11 aprile 1997. Era un venerdì come tanti fino alle 23.30, quando alla centrale dei Vigili del Fuoco giunse la prima, drammatica, chiamata che sconvolse Torino. Un passante segnalò ai caschi gialli un terribile incendio che stava divorando la Cappella del Guarini, costruita nel 1668 per custodire la Sacra Sindone, il lenzuolo che, secondo la tradizione, avvolse il corpo di Gesù deposto dalla croce.
Cominciò una lunga notte per la città, scandita dal lavoro delle squadre dei soccorritori consapevoli di dover affrontare una corsa contro il tempo. Il fuoco stava divorando un prezioso patrimonio di arte e di cultura. Ecco perché bisognava fermarlo ad ogni costo. Ogni minuto sarebbe stato prezioso per salvare il capolavoro del barocco, ma soprattutto uno dei più importanti simboli della Cristianità. Per fortuna la reliquia, che da sempre rappresenta un mistero, era stata trasferita il 24 febbraio 1993 al centro del coro della Cattedrale, protetta da una struttura di cristallo. Se quella notte infernale la Sindone fosse stata ancora conservata nell’altare progettato da Antonio Bertola, al centro della Cappella, sarebbe andata completamente distrutta.
Non era la prima volta. Il lenzuolo era già stato danneggiato dal fuoco, in un altro incendio, quello del 1532 a Chambéry, antica capitale del ducato. Rimediò diverse bruciature che verranno riparate dalla clarisse. Nella lunga notte di Torino, a minacciare il sudario più studiato e controverso al mondo era il calore o il crollo della cappella che avrebbe seppellito il telo di lino con il suo carico di domande e chi avrebbe tentato di portarlo in salvo. Il timore era più che fondato: la cupola disegnata da Guarino Guarini e devastata dal fuoco poteva cedere da un momento all’altro. Non andò così. La storia di quella notte fu diversa.

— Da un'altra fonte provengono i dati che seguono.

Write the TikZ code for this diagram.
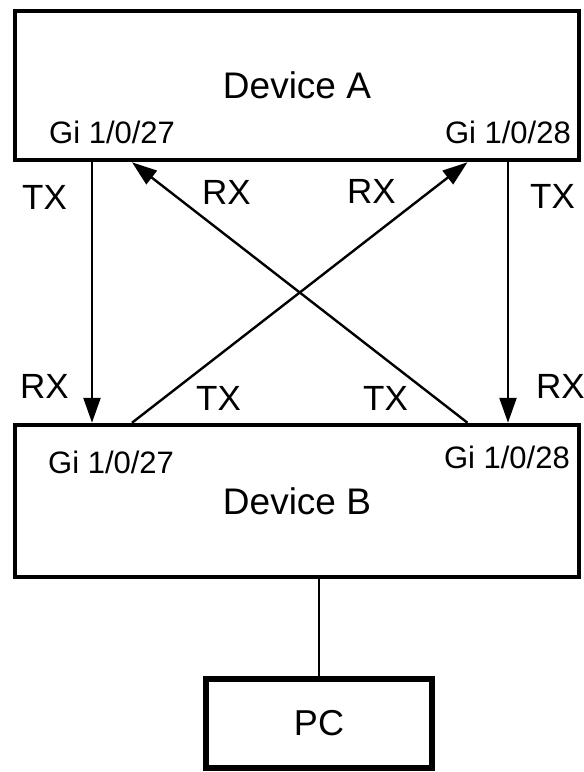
\documentclass[tikz,border=0pt]{standalone}
\usepackage{fontspec}
\setmainfont{Liberation Sans}
\usetikzlibrary{arrows.meta}
\begin{document}
\begin{tikzpicture}[x=1pt,y=-1pt,
  devbox/.style={draw, line width=4.5pt, rectangle, inner sep=0pt, font=\fontsize{37}{40}\selectfont},
  pcbox/.style={draw, line width=6.5pt, rectangle, inner sep=0pt, font=\fontsize{36}{40}\selectfont},
  port/.style={inner sep=0pt, font=\fontsize{31}{34}\selectfont},
  sig/.style={inner sep=0pt, font=\fontsize{35}{38}\selectfont},
  link/.style={line width=2.4pt, -{Triangle[length=25pt,width=17pt]}},
  plain/.style={line width=2pt}]
\useasboundingbox (0,0) rectangle (584,772);
\fill[white] (0,0) rectangle (584,772);
% boxes
\node[devbox, minimum width=564pt, minimum height=149pt] (A) at (297,85.5) {Device A};
\node[devbox, minimum width=564pt, minimum height=152pt] (B) at (297,501) {Device B};
\node[pcbox, minimum width=226pt, minimum height=89pt] (PC) at (319,723.5) {PC};
% helper x positions
\coordinate (cL) at (92,0);
\coordinate (cR) at (508,0);
\coordinate (xL) at (132,0);
\coordinate (xR) at (467.5,0);
% connectors
\draw[link] (A.south -| cL) -- (B.north -| cL);
\draw[link] (A.south -| cR) -- (B.north -| cR);
\draw[link] (B.north -| xL) -- (A.south -| xR);
\draw[link] (B.north -| xR) -- (A.south -| xL);
\draw[plain] (B.south -| PC.north) -- (PC.north);
% port labels
\node[port, anchor=base west] (a27) at (49,143) {Gi 1/0/27};
\node[port, anchor=base east] (a28) at (571,143) {Gi 1/0/28};
\node[port, anchor=base west] (b27) at (48,473) {Gi 1/0/27};
\node[port, anchor=base east] (b28) at (570,468) {Gi 1/0/28};
% signal labels
\node[sig, anchor=base west] (t1) at (22,209) {TX};
\node[sig, anchor=base west] (r1) at (202,204) {RX};
\node[sig, anchor=base west] (r2) at (347,203) {RX};
\node[sig, anchor=base west] (t2) at (530,208) {TX};
\node[sig, anchor=base west] (r3) at (20,398) {RX};
\node[sig, anchor=base west] (t3) at (196,410) {TX};
\node[sig, anchor=base west] (t4) at (363,410) {TX};
\node[sig, anchor=base west] (r4) at (536,398) {RX};
\end{tikzpicture}
\end{document}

Il pompiere che ha salvato la Sindone
Quando tutto sembrava perduto, un Vigile del Fuoco si è lanciato tra le fiamme con una grossa mazza di ferro, rompendo la teca che proteggeva la reliquia e portandola al sicuro. La foto del pompiere che esce barcollando dal Duomo con la cassa d’argento fa in breve il giro del mondo. Mario, questo il suo nome, quella notte non era in servizio, ma quando notò dal balcone di casa il fumo che scuriva il cielo di Torino telefonò in caserma. “Brucia il Duomo”, gli dissero i colleghi. Aiutare i compagni, a quel punto, sembrava doveroso.
Il resto è cronaca di quella notte, la teca antisfondamento si frantuma sotto i possenti colpi dopo 15 interminabili minuti. L’orologio aveva da poco segnato l’1.15, quando la Sindone venne accolta dall’abbraccio della folla impietrita e incredula che aveva ‘invaso’ la piazza.
Questa è la storia dell’incendio che ha minacciato la reliquia, quella del telo di lino su cui è impressa l’immagine di un uomo flagellato, un perfetto «negativo», è un’altra. Ci sono mille domande e dubbi sull’autenticità, sugli interrogativi che nasconde. Di certo, può essere la più importante reliquia di Cristo esistente o uno dei più ingegnosi, dei più incredibilmente intelligenti prodotti mai realizzati dalla mente e dalle mani dell’uomo. O è l’uno o è l’altro, non c’è via di mezzo. Fede o scienza. Ma questa, come detto, è un’altra storia.